Nearly two years later he arrived in Lhasa, where he befriended and tutored the Dalai Lama. He taught the Tibetan leader mathematics, English and sports, and became his adviser.
His subsequent book about his experiences before the Chinese takeover in 1951, Seven Years in Tibet, has been translated into 48 languages.
He later explored other remote areas of the globe, wrote about a dozen books and authored some 40 documentary films.
Shortly before the film based on his memoir was released, Harrer's deepest, darkest secret - his Nazi past - caught up with him.
He joined the Nazi Party when Germany took control of Austria in 1938. The son of a postal worker, the prominent Austrian mountaineer also joined the SS, the party's police wing associated with atrocities during the Second World War.
But Simon Wiesenthal, the famed Nazi hunter who died last year, said that Harrer was not involved in politics and was innocent of wrongdoing.

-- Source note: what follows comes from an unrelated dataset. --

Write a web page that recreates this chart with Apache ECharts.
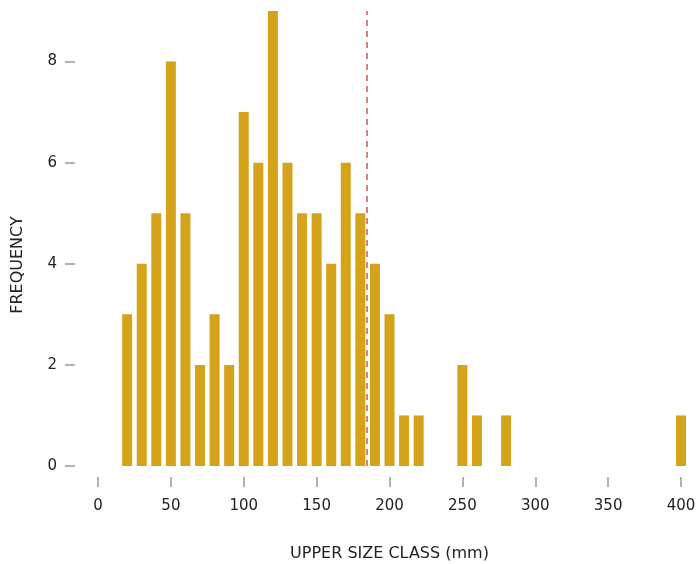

Although Harrer was never linked to any Nazi atrocities, many questioned why he took such pains to conceal his Nazi past.
He said in 1997 that he never carried out any activities for the SS and that he had a "clear conscience".
But he conceded that "from today's view, the former party and SS membership is an extremely unpleasant thing".
Harrer said he became a Nazi to further his teaching and mountaineering careers, but did not explain why he had joined their underground SA storm troops in 1933, when the party was still banned in Austria.
swissinfo with agencies
Heinrich Harrer reached the summit of the Eiger via the North Face with three other climbers on July 24, 1938.
Harrer was a member of the Nazi Party and allowed the team's success to be exploited for propaganda purposes.
The North Face is still considered one of the toughest challenges in climbing.
Harrer was also successful as a ski racer, explorer and geographer.
His book Seven Years in Tibet sold over three million copies before being adapted into a Hollywood film.